There’s a team of students at The University of Alabama who have won multiple national titles in recent years and perform at a high level. This team doesn’t play football, though. It creates and competes with robots.
Alabama Astrobotics won its third national title at a NASA robotics contest in 2016, the second championship in a row. In fact, in the contest’s seven years, the team from the University is the only team to win it more than once.
“Our successes are the result of having talented, dedicated students who recognize the value of hard work and who are not afraid to put in the hours necessary to be successful,” said Dr. Kenneth Ricks, UA associate professor of electrical and computer engineering and team adviser. “Our students understand the commitment required, and they have demonstrated they are willing to do the work.”
Made up of students from across engineering disciplines, computer science and other areas of campus, along with students from Shelton State Community College, Alabama Astrobotics bested student teams from 45 other institutions in the challenge to build a robot capable of navigating and excavating simulated Martian soil at the 2016 NASA Robotic Mining Competition at Kennedy Space Center.
Robots are judged not only on how much simulated soil they can dig and deposit into bins but also on their ability to operate on their own, or autonomously. The robots are also judged on size and weight, and Alabama Astrobotics built a robot that performed well in all three areas. The team placed first in the categories of mining, autonomy and technical presentation.
“Every year the level of competition improves across the board,” Ricks said. “What separated the UA robot from the others is that it performed well in all three areas: digging and collecting; robot mass; and autonomy. That combination was unequaled by the competition.”
Even with the success in the mining competition, the team was not finished with NASA contests. The team turned its attention to a different NASA challenge, the Sample Return Robot Challenge. Both contests required the students to build robots capable of collecting samples from the ground. Team members said the overlap between the contests improved both robots they built over the past year.
“There were members of the team who wanted a new problem to solve, so tackling Sample Return has given us that opportunity,” said Caleb Leslie, a graduate student in electrical and computer engineering who served as team lead for Alabama Astrobotics at the time.
In the mining contest, robots can be controlled by human operators, although UA’s team was the only one to complete the challenge with a self-guided robot. In Sample Return, robots are required to operate on their own to locate and retrieve specific sample types from locations over a wide and varied terrain and return those samples to a designated zone within two hours with limited mapping data.
Leslie said the contest takes place over an area roughly the size of UA’s Quad, and the samples the robots have to collect range from colored rocks to metallic objects.
“It’s just an entirely different problem,” he said. “You learn little pieces between each one that contribute to the other, but the biggest carry over are some of our localization algorithms and the way we can see our environment and move around.”
The contest is divided into two levels. In June 2016, Alabama Astrobotics became the first team in the five-year history of the challenge to successfully advance to Level 2 on its first try.
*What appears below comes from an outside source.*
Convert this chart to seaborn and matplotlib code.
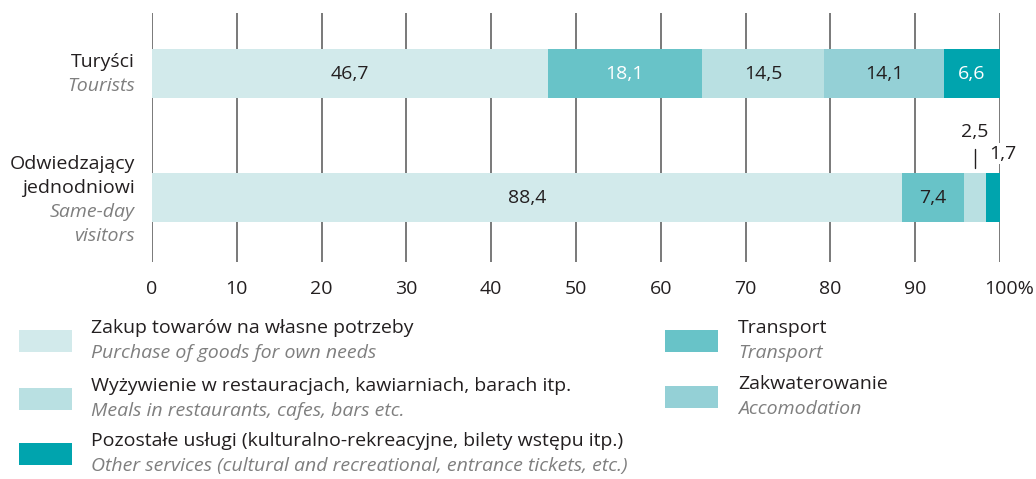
import matplotlib
matplotlib.use("Agg")
import matplotlib.pyplot as plt
from matplotlib.patches import Rectangle
from matplotlib.transforms import ScaledTranslation
import pandas as pd
import seaborn as sns

# Structure of expenditure (%)
groups_pl = ["Turyści", "Odwiedzający\njednodniowi"]
groups_en = ["Tourists", "Same-day\nvisitors"]
categories = ["goods", "transport", "meals", "accommodation", "other"]
goods = [46.7, 88.4]
transport = [18.1, 7.4]
meals = [14.5, 2.5]
accommodation = [14.1, 0.0]
other = [6.6, 1.7]
x_ticks = [0, 10, 20, 30, 40, 50, 60, 70, 80, 90, 100]

legend_pl = {
    "goods": "Zakup towarów na własne potrzeby",
    "meals": "Wyżywienie w restauracjach, kawiarniach, barach itp.",
    "other": "Pozostałe usługi (kulturalno-rekreacyjne, bilety wstępu itp.)",
    "transport": "Transport",
    "accommodation": "Zakwaterowanie",
}
legend_en = {
    "goods": "Purchase of goods for own needs",
    "meals": "Meals in restaurants, cafes, bars etc.",
    "other": "Other services (cultural and recreational, entrance tickets, etc.)",
    "transport": "Transport",
    "accommodation": "Accomodation",
}

colors = {
    "goods": "#d2eaeb",
    "transport": "#68c3c8",
    "meals": "#b9e0e2",
    "accommodation": "#94d0d6",
    "other": "#00a4ae",
}
DARK = "#231f20"
GREY = "#7f7f7f"
FS = 14

sns.set_theme(style="white")
plt.rcParams["font.family"] = ["Open Sans", "DejaVu Sans"]

values = pd.DataFrame(
    {"group": groups_pl, "goods": goods, "transport": transport, "meals": meals,
     "accommodation": accommodation, "other": other}
)
cum = values[categories].cumsum(axis=1)
starts = cum - values[categories]

fig = plt.figure(figsize=(10.36, 4.79), dpi=100)
ax = fig.add_axes([152 / 1036, 1 - 262 / 479, 848 / 1036, 249 / 479])

# grid lines behind the bars
for t in x_ticks:
    ax.axvline(t, color="#555555", lw=1.1, zorder=0)

# stacked bars: draw cumulative totals from the longest to the shortest
for cat in reversed(categories):
    sns.barplot(data=cum.assign(group=groups_pl), x=cat, y="group", orient="h",
                color=colors[cat], width=0.395, saturation=1, ax=ax,
                linewidth=0, zorder=2)

ax.set_xlim(0, 100)
ax.set_ylim(1.52, -0.488)
ax.set_xlabel("")
ax.set_ylabel("")
ax.set_yticks([])
ax.set_xticks(x_ticks)
ax.set_xticklabels([str(t) for t in x_ticks[:-1]] + ["100%"], fontsize=FS, color=DARK)
ax.tick_params(axis="x", length=0, pad=13)
last = ax.get_xticklabels()[-1]
last.set_transform(last.get_transform() + ScaledTranslation(9 / 100, 0, fig.dpi_scale_trans))
for s in ax.spines.values():
    s.set_visible(False)


def fmt(v):
    return f"{v:.1f}".replace(".", ",")


# value labels in tourists row
white_labels = {"transport", "other"}
for cat in categories:
    v = values.loc[0, cat]
    c = starts.loc[0, cat] + v / 2
    ax.text(c, 0, fmt(v), ha="center", va="center",
            fontsize=FS, color="white" if cat in white_labels else DARK, zorder=5)

# same-day visitors row
for cat in ["goods", "transport"]:
    v = values.loc[1, cat]
    c = starts.loc[1, cat] + v / 2
    ax.text(c, 1, fmt(v), ha="center", va="center", fontsize=FS, color=DARK, zorder=5)

v = values.loc[1, "meals"]
c = starts.loc[1, "meals"] + v / 2
ax.plot([c, c], [1 - 0.395 / 2 - 0.04, 1 - 0.395 / 2 - 0.195], color=DARK, lw=1, zorder=5)
ax.annotate(fmt(v), xy=(c, 1), xytext=(0, 66), textcoords="offset pixels",
            ha="center", va="center", fontsize=FS, color=DARK, zorder=5)

v = values.loc[1, "other"]
c = starts.loc[1, "other"] + v / 2
ax.annotate(fmt(v), xy=(c, 1), xytext=(10, 44), textcoords="offset pixels",
            ha="center", va="center", fontsize=FS, color=DARK, zorder=5,
            bbox=dict(boxstyle="square,pad=0.1", fc="white", ec="none"))

# group labels left of the axis
label_offsets = [(12, -12), (33.5, 9.5, -14.5, -38.5)]
for i, (pl, en) in enumerate(zip(groups_pl, groups_en)):
    lines = [(t, DARK, "normal") for t in pl.split("\n")] + [(t, GREY, "italic") for t in en.split("\n")]
    for (txt, col, sty), dy in zip(lines, label_offsets[i]):
        ax.annotate(txt, xy=(0, i), xycoords=("axes fraction", "data"),
                    xytext=(-17, dy), textcoords="offset pixels", ha="right", va="center",
                    fontsize=FS, color=col, style=sty, annotation_clip=False)

# legend
W, H = 1036, 479
legend_layout = [
    ("goods", 19, 341, 91),
    ("meals", 19, 399, 91),
    ("other", 19, 454, 91),
    ("transport", 665, 341, 738),
    ("accommodation", 665, 397, 738),
]
for cat, px, py, tx in legend_layout:
    fig.patches.append(Rectangle((px / W, 1 - (py + 11) / H), 53 / W, 22 / H,
                                 transform=fig.transFigure, color=colors[cat], lw=0))
    fig.text(tx / W, 1 - (py - 13) / H, legend_pl[cat], ha="left", va="center",
             fontsize=FS, color=DARK)
    fig.text(tx / W, 1 - (py + 12) / H, legend_en[cat], ha="left", va="center",
             fontsize=FS, color=GREY, style="italic")

fig.savefig("out.png", dpi=100)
The team’s robot also completed the challenge the fastest, clocking in at 6 minutes and 15 seconds.
Only five of the 18 teams, comprised of citizen inventors, university teams, families and small businesses, who competed in the challenge last year advanced to the final round. Only seven teams ever made it to Level 2 in the contest’s history, including the UA students.
The team did not win the contest, but Joe Kabalin, a senior in mechanical engineering from Cincinnati, Ohio, and team lead for Alabama Astrobotics this year, said the lessons provided were invaluable.
“We are learning every day how to do new things,” Kabalin said. “We take what we learn in class and apply it in a practical way.”